Le succès médiatique attire les soupçons sur les Femen. «On a dit qu’on était financées par Obama, Soros ou même Poutine ! Mais ce n’est pas vrai. On a une boutique en ligne où on vend des tee-shirts. On a des petits donateurs, et on essaye de se faire inviter tous frais payés quand on se déplace à l’étranger.» Inna Shevchenko est l’une des quatre militantes à percevoir un salaire, «environ 600 euros par mois». «La Biélorussie a été la pire expérience de ma vie et la meilleure en même temps. J’ai compris que je voulais m’engager totalement dans les Femen», juge-t-elle. Cette célibataire explique ne plus «avoir de vie» en dehors et que ses seules amies sont des militantes. Elle voudrait importer cette culture de l’engagement à Paris où elle imagine rester tant qu’un retour à Kiev est trop risqué. «Pour le lancement, les Françaises voulaient organiser une fête, raconte-t-elle, mais j’ai dit : “Non, il faut une conférence de presse. C’est sérieux, cela ne doit pas être amusant.”» Elle se reprend un peu : «Bon, il y aura tout de même une soirée après.» Eloïse Bouton, passée par Osez le féminisme ! et le collectif la Barbe, est la représentante de la branche française des Femen. Elle le reconnaît : «Dans l’avenir, il faut faire attention à ne pas tomber juste dans le spectacle, l’entertainment.»

Le soir, Inna Shevchenko dit avoir du mal à faire une pause. Elle lit et relit la Femme et le Socialisme d’August Bebel, l’ouvrage de référence du groupe. L’homme politique allemand écrivait ceci en 1883 : «La femme, dans la société nouvelle, jouira d’une indépendance complète ; […] elle sera placée vis-à-vis de l’homme sur un pied de liberté et d’égalité absolues.»

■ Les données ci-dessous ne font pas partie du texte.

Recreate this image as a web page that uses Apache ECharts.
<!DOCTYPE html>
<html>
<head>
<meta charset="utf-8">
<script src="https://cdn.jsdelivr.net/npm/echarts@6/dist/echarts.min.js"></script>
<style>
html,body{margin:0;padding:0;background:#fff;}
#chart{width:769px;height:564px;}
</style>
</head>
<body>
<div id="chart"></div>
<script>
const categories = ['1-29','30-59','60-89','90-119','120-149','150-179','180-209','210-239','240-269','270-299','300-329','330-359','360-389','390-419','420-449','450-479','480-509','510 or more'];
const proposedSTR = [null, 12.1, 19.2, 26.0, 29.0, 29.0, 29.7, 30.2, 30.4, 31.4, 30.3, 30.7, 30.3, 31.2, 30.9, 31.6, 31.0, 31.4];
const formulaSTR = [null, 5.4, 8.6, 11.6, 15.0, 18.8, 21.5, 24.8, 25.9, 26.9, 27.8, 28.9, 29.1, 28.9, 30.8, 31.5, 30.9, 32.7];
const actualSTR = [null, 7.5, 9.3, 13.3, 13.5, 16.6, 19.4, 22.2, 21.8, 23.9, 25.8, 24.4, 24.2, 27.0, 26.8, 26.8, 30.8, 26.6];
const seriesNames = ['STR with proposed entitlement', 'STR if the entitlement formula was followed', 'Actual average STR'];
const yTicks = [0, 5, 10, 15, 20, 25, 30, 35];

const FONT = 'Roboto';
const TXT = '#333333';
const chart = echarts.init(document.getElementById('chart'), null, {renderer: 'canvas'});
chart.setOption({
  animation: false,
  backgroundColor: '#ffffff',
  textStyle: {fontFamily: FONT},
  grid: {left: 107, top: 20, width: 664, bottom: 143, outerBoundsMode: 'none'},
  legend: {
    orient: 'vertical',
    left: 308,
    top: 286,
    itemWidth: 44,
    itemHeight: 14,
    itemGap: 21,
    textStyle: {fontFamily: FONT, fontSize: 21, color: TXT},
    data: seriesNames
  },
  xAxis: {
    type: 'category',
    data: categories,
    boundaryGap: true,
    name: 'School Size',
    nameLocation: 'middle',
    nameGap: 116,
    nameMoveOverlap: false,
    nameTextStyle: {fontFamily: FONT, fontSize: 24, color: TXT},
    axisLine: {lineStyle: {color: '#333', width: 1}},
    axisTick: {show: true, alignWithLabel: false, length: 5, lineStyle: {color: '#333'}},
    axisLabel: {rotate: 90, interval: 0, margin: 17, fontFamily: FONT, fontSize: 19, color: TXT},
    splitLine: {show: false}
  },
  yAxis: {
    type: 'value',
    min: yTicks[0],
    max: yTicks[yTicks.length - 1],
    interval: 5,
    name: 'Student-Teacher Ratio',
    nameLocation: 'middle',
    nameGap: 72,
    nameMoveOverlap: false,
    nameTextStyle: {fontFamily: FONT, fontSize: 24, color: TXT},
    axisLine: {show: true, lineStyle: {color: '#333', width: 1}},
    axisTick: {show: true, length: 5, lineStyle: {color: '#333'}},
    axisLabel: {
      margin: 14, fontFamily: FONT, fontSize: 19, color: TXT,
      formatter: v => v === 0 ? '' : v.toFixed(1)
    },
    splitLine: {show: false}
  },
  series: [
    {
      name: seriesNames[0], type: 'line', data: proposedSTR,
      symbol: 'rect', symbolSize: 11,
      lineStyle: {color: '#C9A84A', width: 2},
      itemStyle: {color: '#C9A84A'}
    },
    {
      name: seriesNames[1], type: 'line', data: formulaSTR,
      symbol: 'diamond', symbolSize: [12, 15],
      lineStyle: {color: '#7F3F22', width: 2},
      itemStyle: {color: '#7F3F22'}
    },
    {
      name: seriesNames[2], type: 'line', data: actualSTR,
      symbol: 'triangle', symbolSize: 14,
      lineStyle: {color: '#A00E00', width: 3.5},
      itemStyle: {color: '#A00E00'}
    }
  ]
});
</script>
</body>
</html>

Inna Shevchenko en 5 dates. 23 juin 1990 Naissance à Kherson (Ukraine). Août 2010 Première manifestation seins nus. Décembre 2011 Enlèvement en Biélorussie. Août 2012 Fuite à Paris. 18 septembre 2012. Ouverture du «camp d’entraînement international» des Femen, à Paris.

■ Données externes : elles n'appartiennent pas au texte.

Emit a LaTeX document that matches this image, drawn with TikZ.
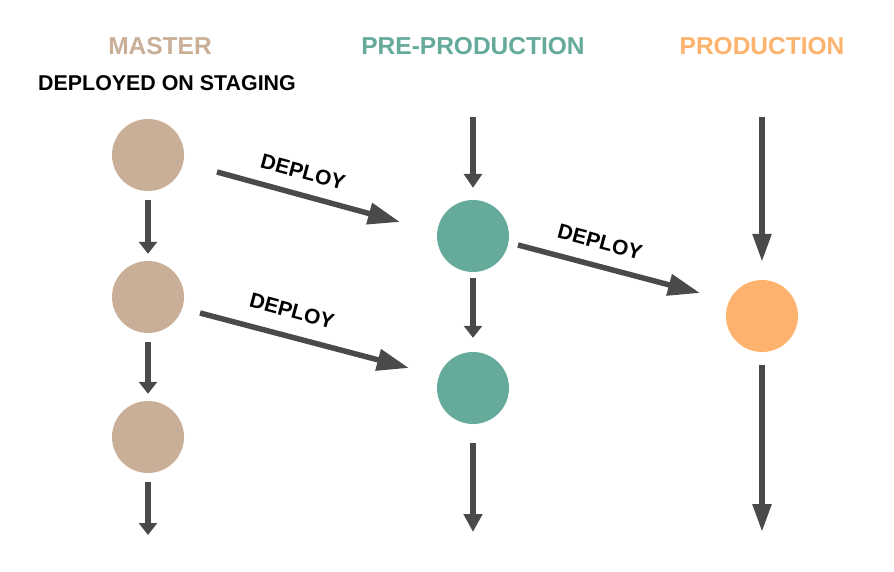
\documentclass[tikz,border=0pt]{standalone}
\usepackage{fontspec}
\setmainfont{Liberation Sans}
\usetikzlibrary{arrows.meta}
\definecolor{tan}{HTML}{C9AF97}
\definecolor{teal}{HTML}{66AA9B}
\definecolor{orng}{HTML}{FDB36D}
\definecolor{arr}{HTML}{4A4A4A}
\begin{document}
\begin{tikzpicture}[x=1pt,y=-1pt,
  dot/.style={circle,minimum size=72pt,inner sep=0pt},
  title/.style={font=\bfseries\fontsize{24.5}{28}\selectfont,inner sep=0pt},
  lbl/.style={font=\bfseries\fontsize{21}{24}\selectfont,inner sep=0pt,rotate=-15},
  flow/.style={draw=arr,line width=5.5pt,-{Triangle[length=#1,width=18pt]}},
  flow/.default=13pt,
  dflow/.style={draw=arr,line width=5.5pt,-{Triangle[length=32pt,width=21pt]}}]
\useasboundingbox[fill=white] (0,0) rectangle (894,572);
% titles
\node[title,text=tan] (tm) at (160,46) {MASTER};
\node[title,text=teal] (tp) at (473,46) {PRE-PRODUCTION};
\node[title,text=orng] (tr) at (762,46) {PRODUCTION};
\node[font=\bfseries\fontsize{21.4}{24}\selectfont,inner sep=0pt] (st) at (167,83) {DEPLOYED ON STAGING};
% circles
\node[dot,fill=tan] (m1) at (148,155) {};
\node[dot,fill=tan] (m2) at (148,297) {};
\node[dot,fill=tan] (m3) at (148,437) {};
\node[dot,fill=teal] (p1) at (473,236) {};
\node[dot,fill=teal] (p2) at (473,388) {};
\node[dot,fill=orng] (r1) at (762,316) {};
% free ends
\coordinate (pin) at (473,117);
\coordinate (rin) at (762,117);
\coordinate (mout) at (148,535);
\coordinate (pout) at (473,532);
\coordinate (rout) at (762,532);
\coordinate (d1s) at (217,172);
\coordinate (d1e) at (400,222);
\coordinate (d2s) at (200,313);
\coordinate (d2e) at (409,368);
\coordinate (d3s) at (518,245);
\coordinate (d3e) at (700,293);
% vertical arrows
\draw[flow=12pt,shorten <=9pt,shorten >=7pt] (m1) -- (m2);
\draw[flow=12pt,shorten <=9pt,shorten >=7pt] (m2) -- (m3);
\draw[flow=12pt,shorten <=9pt] (m3) -- (mout);
\draw[flow=14pt,shorten >=12pt] (pin) -- (p1);
\draw[flow=12pt,shorten <=6pt,shorten >=14pt] (p1) -- (p2);
\draw[flow=18pt,shorten <=19pt] (p2) -- (pout);
\draw[flow=28pt,shorten >=18pt] (rin) -- (r1);
\draw[flow=28pt,shorten <=13pt] (r1) -- (rout);
% diagonal arrows
\draw[dflow] (d1s) -- (d1e);
\draw[dflow] (d2s) -- (d2e);
\draw[dflow] (d3s) -- (d3e);
\node[lbl] (l1) at (303,172) {DEPLOY};
\node[lbl] (l2) at (292,311) {DEPLOY};
\node[lbl] (l3) at (600,242) {DEPLOY};
\end{tikzpicture}
\end{document}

Making-of: d'une Der à l'autre

En Ukraine, elles étaient déjà actives depuis plusieurs années. Quentin Girard, qui écrivait alors entre autres sur l’actualité internationale, s’intéressait de près aux mouvements militants à travers le monde. C’est ainsi qu’il a eu vent de l’existence des Femen, connues dans leur pays pour leurs manifestations seins nus, notamment contre la prostitution ou le sexisme. «Leur façon de faire était originale, et s’inscrivait dans un mouvement plus large de femmes se battant pour leurs droits et leur liberté», se souvient-il. Alors quand l’une des membres fondatrices, Inna Shevchenko, menacée dans son pays après une action contre la dictature biélorusse, s’installe en France à l’été 2012, le journaliste lui demande tout de suite un entretien. «Elle craignait pour sa liberté en Ukraine, dont le régime alors pro-russe était assez peu démocratique, et s’apprêtait à importer le mouvement en France, ce qui posait plusieurs questions: est-ce que les problématiques allaient être les mêmes dans les deux pays? Comment seront-elles accueillies?», se remémore-t-il. Inna Shevchenko se montre «assez radicale» au cours de l’entretien, réalisé en anglais, exprimant sa crainte de mourir assassinée. Moins pessimiste, Quentin Girard lui prédit plutôt un autre portrait, dans quelques années, et continuera de suivre les actions du mouvement Femen en France. L’avenir lui donnera raison: Inna Shevchenko sera de nouveau croquée en der dix ans plus tard, après l’invasion à grande échelle de l’Ukraine par le régime de Poutine. «A 32 ans, toujours en phase avec la pensée Femen mais moins présente sur le terrain, la voilà devenue propagandiste numérique de la juste cause de son pays martyr», écrira-t-on de «la fille de Kherson» en mai 2022.